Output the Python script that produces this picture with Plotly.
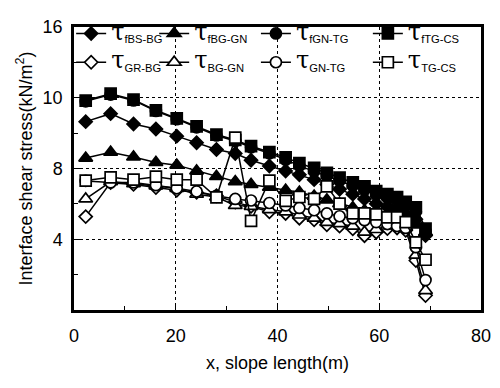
import plotly.graph_objects as go

# slope positions (m)
x_pos = [2.3, 7.2, 11.7, 16.1, 20.2, 24.1, 28.0, 31.7, 34.8, 38.4, 41.6, 44.3,
         47.2, 49.7, 52.2, 54.8, 57.1, 59.4, 61.6, 63.5, 65.2, 67.2, 69.1]

# interface shear stresses (kN/m2)
tau_f_bs_bg = [10.65, 11.10, 10.52, 10.23, 9.83, 9.46, 9.07, 8.85, 8.47, 8.14, 7.86, 7.65,
               7.37, 7.10, 6.83, 6.55, 6.28, 6.01, 5.84, 5.63, 5.41, 5.13, 4.21]
tau_f_bg_gn = [8.59, 8.92, 8.65, 8.34, 8.19, 7.86, 7.55, 7.26, 7.10, 6.94, 6.77, 6.66,
               6.44, 6.23, 6.01, 5.79, 5.63, 5.46, 5.30, 5.13, 4.97, 4.81, 4.40]
tau_f_gn_tg = [11.80, 12.18, 11.85, 11.25, 10.79, 10.33, 9.87, 9.55, 9.20, 8.86, 8.50, 8.15,
               7.85, 7.58, 7.30, 7.02, 6.78, 6.52, 6.35, 6.15, 5.90, 5.55, 4.45]
tau_f_tg_cs = [11.84, 12.23, 11.89, 11.29, 10.83, 10.38, 9.92, 9.61, 9.26, 8.93, 8.63, 8.30,
               8.03, 7.76, 7.48, 7.21, 6.99, 6.72, 6.55, 6.39, 6.12, 5.80, 4.60]
tau_gr_bg = [5.28, 7.20, 7.10, 6.92, 6.77, 6.65, 6.46, 6.10, 5.86, 5.55, 5.46, 5.19,
             5.10, 4.82, 4.74, 4.59, 4.20, 4.40, 4.60, 4.64, 4.50, 2.80, 0.82]
tau_bg_gn = [6.28, 7.25, 7.14, 7.01, 6.88, 6.55, 6.39, 5.91, 5.86, 5.68, 5.55, 5.37,
             5.19, 4.95, 4.88, 4.74, 4.40, 4.55, 4.75, 4.80, 4.70, 3.10, 1.10]
tau_gn_tg = [7.30, 7.21, 7.21, 7.06, 6.88, 6.70, 6.46, 6.28, 6.19, 6.05, 5.91, 5.77,
             5.64, 5.46, 5.30, 5.19, 5.08, 4.97, 4.86, 4.75, 4.64, 3.55, 1.69]
tau_tg_cs = [7.32, 7.50, 7.37, 7.54, 7.37, 7.37, 6.37, 9.74, 5.04, 7.32, 6.17, 6.39,
             6.28, 6.99, 6.01, 5.46, 5.46, 5.41, 5.24, 5.24, 4.97, 3.82, 2.84]

x_ticks = [0, 20, 40, 60, 80]
y_tickvals = [4, 8, 12, 16]
y_ticktext = ["4", "8", "10", "16"]


def lbl(sub):
    return ('<span style="font-family:DejaVu Serif;font-size:24px">τ</span>'
            '<sub>' + sub + '</sub>')


series = [
    ("fBS-BG", tau_f_bs_bg, "diamond", 10, True, "legend"),
    ("fBG-GN", tau_f_bg_gn, "triangle-up", 12, True, "legend2"),
    ("fGN-TG", tau_f_gn_tg, "circle", 11, True, "legend3"),
    ("fTG-CS", tau_f_tg_cs, "square", 11, True, "legend4"),
    ("GR-BG", tau_gr_bg, "diamond", 10, False, "legend"),
    ("BG-GN", tau_bg_gn, "triangle-up", 12, False, "legend2"),
    ("GN-TG", tau_gn_tg, "circle", 11, False, "legend3"),
    ("TG-CS", tau_tg_cs, "square", 11, False, "legend4"),
]

fig = go.Figure()
for sub, vals, sym, size, filled, leg in series:
    fig.add_trace(go.Scatter(
        x=x_pos, y=vals, mode="lines+markers", name=lbl(sub),
        legend=leg, legendgroup=sub,
        line=dict(color="black", width=1.5),
        marker=dict(symbol=sym, size=size,
                    color="black" if filled else "white",
                    line=dict(color="black", width=1.7)),
    ))

legfont = dict(family="Liberation Sans", size=16, color="black")
common = dict(orientation="v", yanchor="top", xanchor="left", font=legfont,
              bgcolor="rgba(0,0,0,0)", borderwidth=0, traceorder="grouped",
              tracegroupgap=5)
ytop = 1.037
fig.update_layout(
    legend=dict(x=-0.007, y=ytop, **common),
    legend2=dict(x=0.197, y=ytop, **common),
    legend3=dict(x=0.447, y=ytop, **common),
    legend4=dict(x=0.722, y=ytop, **common),
)

axfont = dict(family="Liberation Sans", size=18, color="black")
fig.update_xaxes(
    range=[0, 80], tickmode="array", tickvals=x_ticks,
    ticks="inside", ticklen=6, tickcolor="black", tickwidth=1,
    minor=dict(tickmode="linear", tick0=0, dtick=10, ticks="inside", ticklen=4,
               tickcolor="black", showgrid=False),
    showgrid=True, gridcolor="black", griddash="dot", gridwidth=1,
    zeroline=False, showline=True, linecolor="black", linewidth=2.5, mirror=True,
    tickfont=axfont, ticklabelstandoff=8,
    title=dict(text="x, slope length(m)", font=axfont, standoff=12),
)
fig.update_yaxes(
    range=[0, 16], tickmode="array", tickvals=y_tickvals, ticktext=y_ticktext,
    ticks="inside", ticklen=6, tickcolor="black", tickwidth=1,
    minor=dict(tickmode="linear", tick0=0, dtick=2, ticks="inside", ticklen=4,
               tickcolor="black", showgrid=False),
    showgrid=True, gridcolor="black", griddash="dot", gridwidth=1,
    zeroline=False, showline=True, linecolor="black", linewidth=2.5, mirror=True,
    tickfont=axfont, ticklabelstandoff=5,
    title=dict(text="Interface shear stress(kN/m<sup>2</sup>)", font=axfont, standoff=6),
)

# page body has an 8px margin, so the figure is sized/offset to compensate
fig.update_layout(
    width=492, height=380,
    margin=dict(l=66, r=14, t=9, b=78),
    paper_bgcolor="white", plot_bgcolor="white",
    font=dict(family="Liberation Sans", color="black"),
)

fig.write_html("out.html")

************

_Set exercise_
Reproduce every line of the material precisely, omitting its pictures.

_Solution to this exercise_
Output the Python script that produces this picture with Plotly.
import plotly.graph_objects as go

# slope positions (m)
x_pos = [2.3, 7.2, 11.7, 16.1, 20.2, 24.1, 28.0, 31.7, 34.8, 38.4, 41.6, 44.3,
         47.2, 49.7, 52.2, 54.8, 57.1, 59.4, 61.6, 63.5, 65.2, 67.2, 69.1]

# interface shear stresses (kN/m2)
tau_f_bs_bg = [10.65, 11.10, 10.52, 10.23, 9.83, 9.46, 9.07, 8.85, 8.47, 8.14, 7.86, 7.65,
               7.37, 7.10, 6.83, 6.55, 6.28, 6.01, 5.84, 5.63, 5.41, 5.13, 4.21]
tau_f_bg_gn = [8.59, 8.92, 8.65, 8.34, 8.19, 7.86, 7.55, 7.26, 7.10, 6.94, 6.77, 6.66,
               6.44, 6.23, 6.01, 5.79, 5.63, 5.46, 5.30, 5.13, 4.97, 4.81, 4.40]
tau_f_gn_tg = [11.80, 12.18, 11.85, 11.25, 10.79, 10.33, 9.87, 9.55, 9.20, 8.86, 8.50, 8.15,
               7.85, 7.58, 7.30, 7.02, 6.78, 6.52, 6.35, 6.15, 5.90, 5.55, 4.45]
tau_f_tg_cs = [11.84, 12.23, 11.89, 11.29, 10.83, 10.38, 9.92, 9.61, 9.26, 8.93, 8.63, 8.30,
               8.03, 7.76, 7.48, 7.21, 6.99, 6.72, 6.55, 6.39, 6.12, 5.80, 4.60]
tau_gr_bg = [5.28, 7.20, 7.10, 6.92, 6.77, 6.65, 6.46, 6.10, 5.86, 5.55, 5.46, 5.19,
             5.10, 4.82, 4.74, 4.59, 4.20, 4.40, 4.60, 4.64, 4.50, 2.80, 0.82]
tau_bg_gn = [6.28, 7.25, 7.14, 7.01, 6.88, 6.55, 6.39, 5.91, 5.86, 5.68, 5.55, 5.37,
             5.19, 4.95, 4.88, 4.74, 4.40, 4.55, 4.75, 4.80, 4.70, 3.10, 1.10]
tau_gn_tg = [7.30, 7.21, 7.21, 7.06, 6.88, 6.70, 6.46, 6.28, 6.19, 6.05, 5.91, 5.77,
             5.64, 5.46, 5.30, 5.19, 5.08, 4.97, 4.86, 4.75, 4.64, 3.55, 1.69]
tau_tg_cs = [7.32, 7.50, 7.37, 7.54, 7.37, 7.37, 6.37, 9.74, 5.04, 7.32, 6.17, 6.39,
             6.28, 6.99, 6.01, 5.46, 5.46, 5.41, 5.24, 5.24, 4.97, 3.82, 2.84]

x_ticks = [0, 20, 40, 60, 80]
y_tickvals = [4, 8, 12, 16]
y_ticktext = ["4", "8", "10", "16"]


def lbl(sub):
    return ('<span style="font-family:DejaVu Serif;font-size:24px">τ</span>'
            '<sub>' + sub + '</sub>')


series = [
    ("fBS-BG", tau_f_bs_bg, "diamond", 10, True, "legend"),
    ("fBG-GN", tau_f_bg_gn, "triangle-up", 12, True, "legend2"),
    ("fGN-TG", tau_f_gn_tg, "circle", 11, True, "legend3"),
    ("fTG-CS", tau_f_tg_cs, "square", 11, True, "legend4"),
    ("GR-BG", tau_gr_bg, "diamond", 10, False, "legend"),
    ("BG-GN", tau_bg_gn, "triangle-up", 12, False, "legend2"),
    ("GN-TG", tau_gn_tg, "circle", 11, False, "legend3"),
    ("TG-CS", tau_tg_cs, "square", 11, False, "legend4"),
]

fig = go.Figure()
for sub, vals, sym, size, filled, leg in series:
    fig.add_trace(go.Scatter(
        x=x_pos, y=vals, mode="lines+markers", name=lbl(sub),
        legend=leg, legendgroup=sub,
        line=dict(color="black", width=1.5),
        marker=dict(symbol=sym, size=size,
                    color="black" if filled else "white",
                    line=dict(color="black", width=1.7)),
    ))

legfont = dict(family="Liberation Sans", size=16, color="black")
common = dict(orientation="v", yanchor="top", xanchor="left", font=legfont,
              bgcolor="rgba(0,0,0,0)", borderwidth=0, traceorder="grouped",
              tracegroupgap=5)
ytop = 1.037
fig.update_layout(
    legend=dict(x=-0.007, y=ytop, **common),
    legend2=dict(x=0.197, y=ytop, **common),
    legend3=dict(x=0.447, y=ytop, **common),
    legend4=dict(x=0.722, y=ytop, **common),
)

axfont = dict(family="Liberation Sans", size=18, color="black")
fig.update_xaxes(
    range=[0, 80], tickmode="array", tickvals=x_ticks,
    ticks="inside", ticklen=6, tickcolor="black", tickwidth=1,
    minor=dict(tickmode="linear", tick0=0, dtick=10, ticks="inside", ticklen=4,
               tickcolor="black", showgrid=False),
    showgrid=True, gridcolor="black", griddash="dot", gridwidth=1,
    zeroline=False, showline=True, linecolor="black", linewidth=2.5, mirror=True,
    tickfont=axfont, ticklabelstandoff=8,
    title=dict(text="x, slope length(m)", font=axfont, standoff=12),
)
fig.update_yaxes(
    range=[0, 16], tickmode="array", tickvals=y_tickvals, ticktext=y_ticktext,
    ticks="inside", ticklen=6, tickcolor="black", tickwidth=1,
    minor=dict(tickmode="linear", tick0=0, dtick=2, ticks="inside", ticklen=4,
               tickcolor="black", showgrid=False),
    showgrid=True, gridcolor="black", griddash="dot", gridwidth=1,
    zeroline=False, showline=True, linecolor="black", linewidth=2.5, mirror=True,
    tickfont=axfont, ticklabelstandoff=5,
    title=dict(text="Interface shear stress(kN/m<sup>2</sup>)", font=axfont, standoff=6),
)

# page body has an 8px margin, so the figure is sized/offset to compensate
fig.update_layout(
    width=492, height=380,
    margin=dict(l=66, r=14, t=9, b=78),
    paper_bgcolor="white", plot_bgcolor="white",
    font=dict(family="Liberation Sans", color="black"),
)

fig.write_html("out.html")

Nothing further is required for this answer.